7th October 2022 – (Hong Kong) Geopolitical tensions and US-China trade conflicts have sparked concerns within the market about the impact on companies in China and the United States, according to “Impact of the U.S.–China Trade War on the Operating Performance of U.S. Firms: The Role of Outsourcing and Supply Base Complexity,” a joint academic report by The Hong Kong Polytechnic University, Monash University and University of California, Los Angeles. The report stated that US firm with Chinese procurements were negatively affected by the US-China trade war with adverse effects including higher inventory (days of supply) and lower profitability (Return On Assets) when considering American firms with direct suppliers in China that has consequently negatively affected the competitiveness of American firms.

The research study considered US firms’ operational performance data before and after the implementation of the new tariffs. From 2019 to 2021, the US trade deficit with other countries increased even as the deficit with China was reduced, according to the research. Essentially, rather than moving production back to the United States, American,  firms shifted production to countries with lower labor costs such as Vietnam and Mexico. Dr. Di Fan, Assistant Professor, School of Fashion and Textiles at The Hong Kong Polytechnic University, who leads this study says, “It suggests that applying tariffs to a single country hardly stimulate the reshoring of domestic manufacturing sectors in the global supply chain era. Since the supply chain of influential multinational companies relies significantly on global trade, since trade barriers would severely impact these firms’ operations and, eventually, the domestic economy and boost the inflation.”

A report from Moody’s revealed that US importers absorbed 90% of the additional costs resulting from the tariff levies. The argument is echoed by a survey of over 200,000 firms wherein 40% of U.S. firms reported that the trade war increased their operating costs. Yi Zhou, Lecturer, Monash University who participates in this research and says, “The findings of this research align with the survey, if the treatment firms held more inventory, they would bear additional inventory holding, goods-in-transit and transportation costs which negatively affected their overall cost efficiency. ”

In conclusion, protectionism had lost its power to protect the domestic economy. The research also considered Tesla (NASTAQ: TSLA) as an example. The company filed lawsuits against the U.S. government over its tax imposed on Chinese products demonstrating that applying tariffs to a single country cannot stimulate the reshoring of domestic manufacturing sectors. Instead, it undermined the operations and profits of these firms. The research suggested that the US government may find it more effective to focus on facilitating firms’ relocation rather than imposing tariffs.

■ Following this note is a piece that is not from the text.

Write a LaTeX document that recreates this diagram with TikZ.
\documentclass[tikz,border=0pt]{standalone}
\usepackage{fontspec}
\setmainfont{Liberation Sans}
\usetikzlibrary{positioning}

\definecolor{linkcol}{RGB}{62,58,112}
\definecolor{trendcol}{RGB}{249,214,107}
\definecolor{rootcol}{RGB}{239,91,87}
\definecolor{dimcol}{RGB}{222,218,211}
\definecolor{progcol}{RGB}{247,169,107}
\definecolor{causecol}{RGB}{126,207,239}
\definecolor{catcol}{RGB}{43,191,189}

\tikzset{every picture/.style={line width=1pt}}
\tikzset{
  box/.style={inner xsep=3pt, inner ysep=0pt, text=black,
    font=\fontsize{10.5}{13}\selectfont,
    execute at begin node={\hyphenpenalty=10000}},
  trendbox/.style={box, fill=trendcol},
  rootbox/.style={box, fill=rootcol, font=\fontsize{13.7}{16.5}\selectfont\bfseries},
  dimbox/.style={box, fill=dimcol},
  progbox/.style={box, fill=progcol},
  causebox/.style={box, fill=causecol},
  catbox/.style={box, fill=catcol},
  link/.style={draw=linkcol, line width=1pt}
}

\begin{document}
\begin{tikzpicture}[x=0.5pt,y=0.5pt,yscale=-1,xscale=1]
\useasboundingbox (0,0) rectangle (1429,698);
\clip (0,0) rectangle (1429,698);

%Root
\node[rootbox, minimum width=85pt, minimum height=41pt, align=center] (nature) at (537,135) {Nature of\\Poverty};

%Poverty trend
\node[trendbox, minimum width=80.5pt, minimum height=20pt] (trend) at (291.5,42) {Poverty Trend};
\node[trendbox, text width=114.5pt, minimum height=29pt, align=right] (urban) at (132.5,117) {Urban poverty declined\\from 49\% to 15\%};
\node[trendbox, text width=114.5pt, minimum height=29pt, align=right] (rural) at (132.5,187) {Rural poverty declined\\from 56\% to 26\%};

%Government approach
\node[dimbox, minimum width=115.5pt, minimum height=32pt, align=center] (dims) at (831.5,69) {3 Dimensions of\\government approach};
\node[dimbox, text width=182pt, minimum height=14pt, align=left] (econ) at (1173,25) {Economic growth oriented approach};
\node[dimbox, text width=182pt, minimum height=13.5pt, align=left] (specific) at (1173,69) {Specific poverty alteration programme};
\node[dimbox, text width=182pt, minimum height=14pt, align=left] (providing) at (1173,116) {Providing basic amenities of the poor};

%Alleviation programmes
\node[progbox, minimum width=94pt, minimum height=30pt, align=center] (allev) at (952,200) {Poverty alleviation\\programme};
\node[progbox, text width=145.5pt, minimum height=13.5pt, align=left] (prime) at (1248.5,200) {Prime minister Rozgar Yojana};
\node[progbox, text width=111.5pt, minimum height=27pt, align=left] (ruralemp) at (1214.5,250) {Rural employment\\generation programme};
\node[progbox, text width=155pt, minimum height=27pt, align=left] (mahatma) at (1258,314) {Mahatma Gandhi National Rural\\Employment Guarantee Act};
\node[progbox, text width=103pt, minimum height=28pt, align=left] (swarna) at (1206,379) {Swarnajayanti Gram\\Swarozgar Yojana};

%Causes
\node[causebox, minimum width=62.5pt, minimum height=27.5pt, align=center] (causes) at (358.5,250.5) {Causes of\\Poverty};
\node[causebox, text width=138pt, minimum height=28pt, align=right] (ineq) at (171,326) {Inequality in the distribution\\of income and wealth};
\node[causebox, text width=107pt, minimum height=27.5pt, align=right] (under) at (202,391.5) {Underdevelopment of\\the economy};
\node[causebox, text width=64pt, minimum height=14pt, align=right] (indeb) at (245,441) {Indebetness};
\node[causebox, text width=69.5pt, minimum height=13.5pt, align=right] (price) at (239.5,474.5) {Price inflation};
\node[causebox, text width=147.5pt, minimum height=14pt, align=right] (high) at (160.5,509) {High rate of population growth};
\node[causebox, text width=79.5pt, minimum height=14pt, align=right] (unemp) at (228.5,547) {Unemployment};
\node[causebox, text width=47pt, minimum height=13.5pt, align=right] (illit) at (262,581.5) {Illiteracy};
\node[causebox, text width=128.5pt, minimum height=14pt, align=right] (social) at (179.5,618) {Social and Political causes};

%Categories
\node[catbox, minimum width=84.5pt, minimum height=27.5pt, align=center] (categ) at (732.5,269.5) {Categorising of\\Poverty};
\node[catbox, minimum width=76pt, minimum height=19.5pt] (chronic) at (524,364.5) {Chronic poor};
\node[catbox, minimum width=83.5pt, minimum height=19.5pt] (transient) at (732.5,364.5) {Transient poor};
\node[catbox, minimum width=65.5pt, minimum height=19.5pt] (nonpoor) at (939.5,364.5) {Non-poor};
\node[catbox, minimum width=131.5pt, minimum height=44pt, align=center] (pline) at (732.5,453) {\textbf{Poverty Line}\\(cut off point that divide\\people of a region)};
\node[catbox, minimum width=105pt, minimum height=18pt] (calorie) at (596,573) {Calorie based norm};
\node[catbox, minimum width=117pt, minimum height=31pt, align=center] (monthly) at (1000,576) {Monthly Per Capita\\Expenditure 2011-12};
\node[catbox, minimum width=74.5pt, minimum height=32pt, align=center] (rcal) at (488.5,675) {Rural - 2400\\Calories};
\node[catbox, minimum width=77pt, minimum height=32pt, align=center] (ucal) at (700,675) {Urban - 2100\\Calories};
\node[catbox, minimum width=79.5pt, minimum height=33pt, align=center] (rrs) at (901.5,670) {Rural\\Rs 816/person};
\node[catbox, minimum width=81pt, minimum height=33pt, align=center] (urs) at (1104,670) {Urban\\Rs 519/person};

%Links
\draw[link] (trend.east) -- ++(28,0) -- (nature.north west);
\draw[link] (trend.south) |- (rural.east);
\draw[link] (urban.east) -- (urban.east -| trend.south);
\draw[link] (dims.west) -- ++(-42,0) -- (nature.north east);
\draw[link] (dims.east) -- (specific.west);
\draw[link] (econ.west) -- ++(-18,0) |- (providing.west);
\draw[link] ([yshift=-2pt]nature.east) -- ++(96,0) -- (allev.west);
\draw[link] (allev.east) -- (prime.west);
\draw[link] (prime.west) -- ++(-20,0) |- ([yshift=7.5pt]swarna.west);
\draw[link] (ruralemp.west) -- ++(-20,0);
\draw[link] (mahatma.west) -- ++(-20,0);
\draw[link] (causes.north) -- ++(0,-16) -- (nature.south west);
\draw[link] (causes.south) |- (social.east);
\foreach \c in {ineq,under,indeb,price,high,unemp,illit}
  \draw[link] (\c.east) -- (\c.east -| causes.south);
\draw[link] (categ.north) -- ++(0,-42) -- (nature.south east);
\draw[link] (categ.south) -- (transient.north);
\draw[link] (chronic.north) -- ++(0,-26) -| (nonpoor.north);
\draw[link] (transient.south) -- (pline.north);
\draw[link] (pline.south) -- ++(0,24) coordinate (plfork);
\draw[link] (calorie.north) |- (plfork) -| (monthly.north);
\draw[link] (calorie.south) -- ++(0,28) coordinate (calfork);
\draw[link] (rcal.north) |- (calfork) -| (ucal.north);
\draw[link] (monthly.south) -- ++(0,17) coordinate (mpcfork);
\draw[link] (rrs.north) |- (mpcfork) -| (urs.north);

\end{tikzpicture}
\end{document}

It was suggested that “outsourcing” and “diversifying the supply base” will help mitigate the risks that come with geopolitical tensions and trade wars. However, these initiatives required extra effort, according to the research. Companies would need to manage their materials and coordinate among suppliers; suppliers might also take advantage of a buyer’s urgent need and increase product prices aggressively. Dr. Di Fan says, “the increasing transaction costs offset the advantages that come with improved flexibility. Therefore, firms with greater outsourcing and supply base complexity were likely to suffer more with an increase in days of supply and lower profitability.”

The research is published in Journal of Operating Management. The other collaborators include Professor Andy C.L. Yeung and Dr Chris Lo from The Hong Kong Polytechnic University and Professor Christopher S. Tang from University of California, Los Angeles.